[Information shown]:
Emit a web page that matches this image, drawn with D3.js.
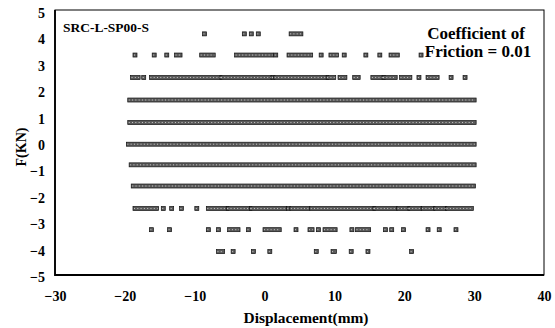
<!DOCTYPE html>
<html>
<head>
<meta charset="utf-8">
<script src="https://cdn.jsdelivr.net/npm/d3@7"></script>
<style>
  html, body { margin: 0; padding: 0; background: #fff; }
  svg text { font-family: "Liberation Serif", "Times New Roman", serif; font-weight: bold; fill: #000; }
</style>
</head>
<body>
<svg id="chart" width="555" height="328"></svg>
<script>
// ---- data ----
const xTicks = [-30, -20, -10, 0, 10, 20, 30, 40];
const yTicks = [-5, -4, -3, -2, -1, 0, 1, 2, 3, 4, 5];

// friction force levels (kN) of each recorded row
const levels = [4.2, 3.4, 2.55, 1.7, 0.85, 0.03, -0.75, -1.55, -2.4, -3.2, -4.03];

// recorded displacement runs [from, to] (mm) on each level; single points have from == to
const run_4_2  = [[-8.6,-8.6],[-2.9,-2.9],[-1.9,-1.9],[-0.9,-0.9],[3.8,5.2]];
const run_3_4  = [[-18.55,-18.55],[-15.8,-15.8],[-14.0,-14.0],[-12.6,-12.1],[-9.0,-7.35],[-4.0,1.0],[1.6,1.6],
                  [3.5,6.6],[8.1,8.1],[9.5,10.3],[11.4,11.4],[14.5,14.5],[16.5,16.5],[18.1,19.0],[22.4,22.4]];
const run_2_55 = [[-18.9,-18.1],[-17.3,-17.3],[-16.2,-6.4],[-6.1,0.8],[1.2,1.2],[1.6,8.9],[9.1,9.9],[10.8,11.5],
                  [12.9,13.4],[15.5,17.0],[17.1,18.7],[19.6,20.8],[22.1,22.1],[23.4,24.7],[26.7,26.7],[28.7,28.7]];
const run_1_7  = [[-19.3,30.0]];
const run_0_85 = [[-19.3,30.0]];
const run_0_03 = [[-19.5,30.0]];
const run_m0_75 = [[-19.1,30.0]];
const run_m1_55 = [[-18.8,29.9]];
const run_m2_4 = [[-18.55,-15.45],[-14.5,-14.5],[-13.3,-13.3],[-11.9,-11.9],[-9.7,-9.7],[-8.05,-5.4],[-5.2,-2.1],
                  [-1.85,2.9],[3.4,3.4],[3.9,6.2],[6.75,15.6],[15.8,18.7],[19.2,20.5],[20.8,22.2],[22.7,24.1],
                  [24.5,25.8],[26.2,29.6]];
const run_m3_2 = [[-16.2,-16.2],[-13.6,-13.6],[-8.05,-8.05],[-6.6,-6.6],[-5.0,-3.8],[-2.3,-2.3],[0.06,2.1],
                  [4.5,4.5],[6.5,6.8],[7.7,7.7],[8.65,10.1],[12.5,12.5],[13.3,14.9],[17.3,17.3],[18.2,18.2],
                  [19.9,19.9],[23.4,23.4],[25.0,25.0],[27.4,27.4]];
const run_m4_03 = [[-6.6,-6.0],[-4.5,-4.5],[-1.6,-1.6],[0.75,0.75],[7.4,7.4],[9.8,10.0],[12.4,12.4],[14.8,14.8],[21.05,21.05]];

const runs = [run_4_2, run_3_4, run_2_55, run_1_7, run_0_85, run_0_03, run_m0_75, run_m1_55, run_m2_4, run_m3_2, run_m4_03];

const chartLabel = "SRC-L-SP00-S";
const noteLines = ["Coefficient of", "Friction = 0.01"];
const xTitle = "Displacement(mm)";
const yTitle = "F(KN)";

// ---- drawing ----
const svg = d3.select("#chart");
const box = {left: 55, right: 544, top: 10, bottom: 275};

const x = d3.scaleLinear().domain([-30, 40]).range([box.left, box.right]);
const y = d3.scaleLinear().domain([-5, 5]).range([277.3, 12.7]);

// data marks
const markSize = 4;
const rows = svg.append("g").attr("class", "data");
levels.forEach((lv, i) => {
  const g = rows.append("g");
  g.selectAll("rect")
    .data(runs[i])
    .join("rect")
    .attr("x", d => x(d[0]) - markSize / 2)
    .attr("y", y(lv) - markSize / 2)
    .attr("width", d => x(d[1]) - x(d[0]) + markSize)
    .attr("height", markSize)
    .attr("fill", "#5a5a5a")
    .attr("stroke", "#111")
    .attr("stroke-width", 0.7);
  // speckled marker texture
  g.selectAll("line")
    .data(runs[i])
    .join("line")
    .attr("x1", d => x(d[0]) - 1)
    .attr("x2", d => x(d[1]) + 1)
    .attr("y1", y(lv))
    .attr("y2", y(lv))
    .attr("stroke", "#c8c8c8")
    .attr("stroke-width", 1)
    .attr("stroke-dasharray", "1,2.3");
});

// plot box
svg.append("rect")
  .attr("x", box.left).attr("y", box.top)
  .attr("width", box.right - box.left).attr("height", box.bottom - box.top)
  .attr("fill", "none").attr("stroke", "#000").attr("stroke-width", 1);
svg.append("path")
  .attr("d", `M${box.left},${box.top}V${box.bottom}H${box.right}`)
  .attr("fill", "none").attr("stroke", "#000").attr("stroke-width", 1.8);

// axes (labels only)
const yAxis = svg.append("g")
  .attr("transform", `translate(${box.left},0)`)
  .call(d3.axisLeft(y).tickValues(yTicks).tickSize(0).tickPadding(10).tickFormat(d3.format("d")));
yAxis.select(".domain").remove();
yAxis.selectAll("text").style("font-size", "14px").style("font-family", "Liberation Serif").style("font-weight", "bold");

const xAxis = svg.append("g")
  .attr("transform", `translate(0,${box.bottom})`)
  .call(d3.axisBottom(x).tickValues(xTicks).tickSize(0).tickPadding(16).tickFormat(d3.format("d")));
xAxis.select(".domain").remove();
xAxis.selectAll("text").style("font-size", "14px").style("font-family", "Liberation Serif").style("font-weight", "bold");

// titles
svg.append("text")
  .attr("x", 306).attr("y", 323)
  .attr("text-anchor", "middle")
  .attr("textLength", 125).attr("lengthAdjust", "spacingAndGlyphs")
  .style("font-size", "14px")
  .text(xTitle);

svg.append("text")
  .attr("transform", "translate(26,147) rotate(-90)")
  .attr("text-anchor", "middle")
  .style("font-size", "14px")
  .text(yTitle);

svg.append("text")
  .attr("x", 63).attr("y", 31.5)
  .attr("textLength", 86).attr("lengthAdjust", "spacingAndGlyphs")
  .style("font-size", "13px")
  .text(chartLabel);

svg.append("text")
  .attr("x", 476).attr("y", 39)
  .attr("text-anchor", "middle")
  .style("font-size", "17px")
  .text(noteLines[0]);
svg.append("text")
  .attr("x", 478).attr("y", 57.3)
  .attr("text-anchor", "middle")
  .style("font-size", "17px")
  .text(noteLines[1]);
</script>
</body>
</html>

[Exercise]:
Your task is to repeat the data above exactly while excluding the pictures.

[Reply to the task]:
Emit a web page that matches this image, drawn with D3.js.
<!DOCTYPE html>
<html>
<head>
<meta charset="utf-8">
<script src="https://cdn.jsdelivr.net/npm/d3@7"></script>
<style>
  html, body { margin: 0; padding: 0; background: #fff; }
  svg text { font-family: "Liberation Serif", "Times New Roman", serif; font-weight: bold; fill: #000; }
</style>
</head>
<body>
<svg id="chart" width="555" height="328"></svg>
<script>
// ---- data ----
const xTicks = [-30, -20, -10, 0, 10, 20, 30, 40];
const yTicks = [-5, -4, -3, -2, -1, 0, 1, 2, 3, 4, 5];

// friction force levels (kN) of each recorded row
const levels = [4.2, 3.4, 2.55, 1.7, 0.85, 0.03, -0.75, -1.55, -2.4, -3.2, -4.03];

// recorded displacement runs [from, to] (mm) on each level; single points have from == to
const run_4_2  = [[-8.6,-8.6],[-2.9,-2.9],[-1.9,-1.9],[-0.9,-0.9],[3.8,5.2]];
const run_3_4  = [[-18.55,-18.55],[-15.8,-15.8],[-14.0,-14.0],[-12.6,-12.1],[-9.0,-7.35],[-4.0,1.0],[1.6,1.6],
                  [3.5,6.6],[8.1,8.1],[9.5,10.3],[11.4,11.4],[14.5,14.5],[16.5,16.5],[18.1,19.0],[22.4,22.4]];
const run_2_55 = [[-18.9,-18.1],[-17.3,-17.3],[-16.2,-6.4],[-6.1,0.8],[1.2,1.2],[1.6,8.9],[9.1,9.9],[10.8,11.5],
                  [12.9,13.4],[15.5,17.0],[17.1,18.7],[19.6,20.8],[22.1,22.1],[23.4,24.7],[26.7,26.7],[28.7,28.7]];
const run_1_7  = [[-19.3,30.0]];
const run_0_85 = [[-19.3,30.0]];
const run_0_03 = [[-19.5,30.0]];
const run_m0_75 = [[-19.1,30.0]];
const run_m1_55 = [[-18.8,29.9]];
const run_m2_4 = [[-18.55,-15.45],[-14.5,-14.5],[-13.3,-13.3],[-11.9,-11.9],[-9.7,-9.7],[-8.05,-5.4],[-5.2,-2.1],
                  [-1.85,2.9],[3.4,3.4],[3.9,6.2],[6.75,15.6],[15.8,18.7],[19.2,20.5],[20.8,22.2],[22.7,24.1],
                  [24.5,25.8],[26.2,29.6]];
const run_m3_2 = [[-16.2,-16.2],[-13.6,-13.6],[-8.05,-8.05],[-6.6,-6.6],[-5.0,-3.8],[-2.3,-2.3],[0.06,2.1],
                  [4.5,4.5],[6.5,6.8],[7.7,7.7],[8.65,10.1],[12.5,12.5],[13.3,14.9],[17.3,17.3],[18.2,18.2],
                  [19.9,19.9],[23.4,23.4],[25.0,25.0],[27.4,27.4]];
const run_m4_03 = [[-6.6,-6.0],[-4.5,-4.5],[-1.6,-1.6],[0.75,0.75],[7.4,7.4],[9.8,10.0],[12.4,12.4],[14.8,14.8],[21.05,21.05]];

const runs = [run_4_2, run_3_4, run_2_55, run_1_7, run_0_85, run_0_03, run_m0_75, run_m1_55, run_m2_4, run_m3_2, run_m4_03];

const chartLabel = "SRC-L-SP00-S";
const noteLines = ["Coefficient of", "Friction = 0.01"];
const xTitle = "Displacement(mm)";
const yTitle = "F(KN)";

// ---- drawing ----
const svg = d3.select("#chart");
const box = {left: 55, right: 544, top: 10, bottom: 275};

const x = d3.scaleLinear().domain([-30, 40]).range([box.left, box.right]);
const y = d3.scaleLinear().domain([-5, 5]).range([277.3, 12.7]);

// data marks
const markSize = 4;
const rows = svg.append("g").attr("class", "data");
levels.forEach((lv, i) => {
  const g = rows.append("g");
  g.selectAll("rect")
    .data(runs[i])
    .join("rect")
    .attr("x", d => x(d[0]) - markSize / 2)
    .attr("y", y(lv) - markSize / 2)
    .attr("width", d => x(d[1]) - x(d[0]) + markSize)
    .attr("height", markSize)
    .attr("fill", "#5a5a5a")
    .attr("stroke", "#111")
    .attr("stroke-width", 0.7);
  // speckled marker texture
  g.selectAll("line")
    .data(runs[i])
    .join("line")
    .attr("x1", d => x(d[0]) - 1)
    .attr("x2", d => x(d[1]) + 1)
    .attr("y1", y(lv))
    .attr("y2", y(lv))
    .attr("stroke", "#c8c8c8")
    .attr("stroke-width", 1)
    .attr("stroke-dasharray", "1,2.3");
});

// plot box
svg.append("rect")
  .attr("x", box.left).attr("y", box.top)
  .attr("width", box.right - box.left).attr("height", box.bottom - box.top)
  .attr("fill", "none").attr("stroke", "#000").attr("stroke-width", 1);
svg.append("path")
  .attr("d", `M${box.left},${box.top}V${box.bottom}H${box.right}`)
  .attr("fill", "none").attr("stroke", "#000").attr("stroke-width", 1.8);

// axes (labels only)
const yAxis = svg.append("g")
  .attr("transform", `translate(${box.left},0)`)
  .call(d3.axisLeft(y).tickValues(yTicks).tickSize(0).tickPadding(10).tickFormat(d3.format("d")));
yAxis.select(".domain").remove();
yAxis.selectAll("text").style("font-size", "14px").style("font-family", "Liberation Serif").style("font-weight", "bold");

const xAxis = svg.append("g")
  .attr("transform", `translate(0,${box.bottom})`)
  .call(d3.axisBottom(x).tickValues(xTicks).tickSize(0).tickPadding(16).tickFormat(d3.format("d")));
xAxis.select(".domain").remove();
xAxis.selectAll("text").style("font-size", "14px").style("font-family", "Liberation Serif").style("font-weight", "bold");

// titles
svg.append("text")
  .attr("x", 306).attr("y", 323)
  .attr("text-anchor", "middle")
  .attr("textLength", 125).attr("lengthAdjust", "spacingAndGlyphs")
  .style("font-size", "14px")
  .text(xTitle);

svg.append("text")
  .attr("transform", "translate(26,147) rotate(-90)")
  .attr("text-anchor", "middle")
  .style("font-size", "14px")
  .text(yTitle);

svg.append("text")
  .attr("x", 63).attr("y", 31.5)
  .attr("textLength", 86).attr("lengthAdjust", "spacingAndGlyphs")
  .style("font-size", "13px")
  .text(chartLabel);

svg.append("text")
  .attr("x", 476).attr("y", 39)
  .attr("text-anchor", "middle")
  .style("font-size", "17px")
  .text(noteLines[0]);
svg.append("text")
  .attr("x", 478).attr("y", 57.3)
  .attr("text-anchor", "middle")
  .style("font-size", "17px")
  .text(noteLines[1]);
</script>
</body>
</html>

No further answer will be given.